Derivatives Trading & Fees
Derivatives on One Trading currently focus on cash‑settled perpetual futures for major euro pairs. Contracts are perpetual, settled frequently at tick or minute intervals, and a 30‑day rolling volume model determines maker and taker charges. API order flow can attract rebates; liquidation fees and margin maintenance rules are published in the product documentation and are applied consistently with MiFID II market‑infrastructure expectations. Leverage is offered up to a capped multiplier for eligible clients, with an appropriateness test gating retail access.
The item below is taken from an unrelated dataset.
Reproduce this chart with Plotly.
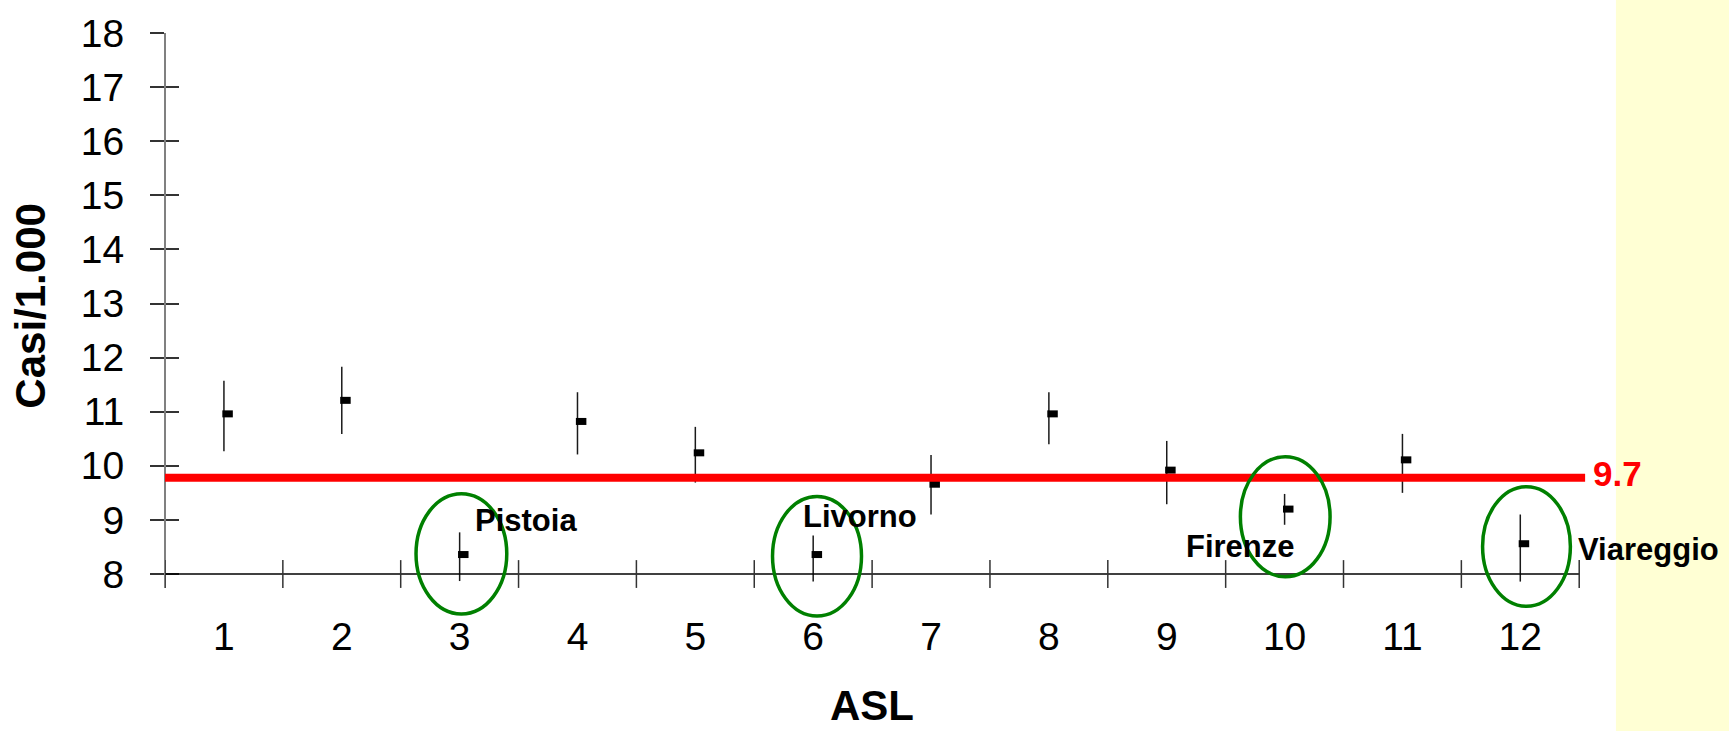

Compared with spot, derivatives fees are aligned to incentivise liquidity provision while funding or spread economics replace traditional borrowing costs.
Security & Risk Management
Security controls emphasise institutional custody practices and operational safeguards. The platform uses segregated client accounting and standard account protections such as two‑factor authentication and withdrawal whitelisting. Market‑abuse monitoring is integrated with third‑party surveillance tooling to meet regulated venue reporting needs. Public information indicates the company publishes per‑asset processing fees and withdrawal mechanics, but independent proof‑of‑reserves or comprehensive public insurance certificates are not prominent in external disclosures, which is an area users should monitor. Incident history to date is limited in public reports; the firm emphasises continuous audits and monitoring as part of its regulatory obligations.
Market Position & Suitability
One Trading is best suited to compliance‑conscious traders and institutional counterparties who need on‑shore, euro‑denominated exposure to regulated perpetual futures. Conservative retail investors gain from regulated consumer protections but should be mindful that leveraged products carry high risk. Active traders and market‑makers who trade major EUR pairs will find the fee tiers and low latencies attractive, while algorithmic users benefit from API rebates and documentation. Traders wanting extensive altcoin breadth or cross‑currency USD‑centric rails may prefer larger, global exchanges, but they will forfeit the onshore regulatory protections that One Trading emphasises.
Conclusion
One Trading has deliberately staked a claim as a regulation‑first, execution‑focused European trading venue. Its core strengths are regulatory authorisations, a high‑performance matching and settlement architecture, and a fee model that rewards professional volume. These factors make it especially attractive to institutions and regulated intermediaries that need onshore derivatives access without offshore custody exposure. The principal limitations are a curated asset list and the early life of its full regulatory track record; transparency areas such as public reserve attestations and broad insurance disclosures remain points where increased clarity would strengthen market trust. For users who prioritise EU regulatory certainty and efficient euro‑denominated derivatives access, One Trading is worth evaluating closely; for those prioritising the widest asset selection or advanced option products, complementary venues or institutional prime brokers may still be necessary. As MiCA and MiFID II implementation evolve, One Trading’s dual‑regulated model could become a durable competitive advantage — provided it continues to broaden asset coverage and public transparency while maintaining execution quality.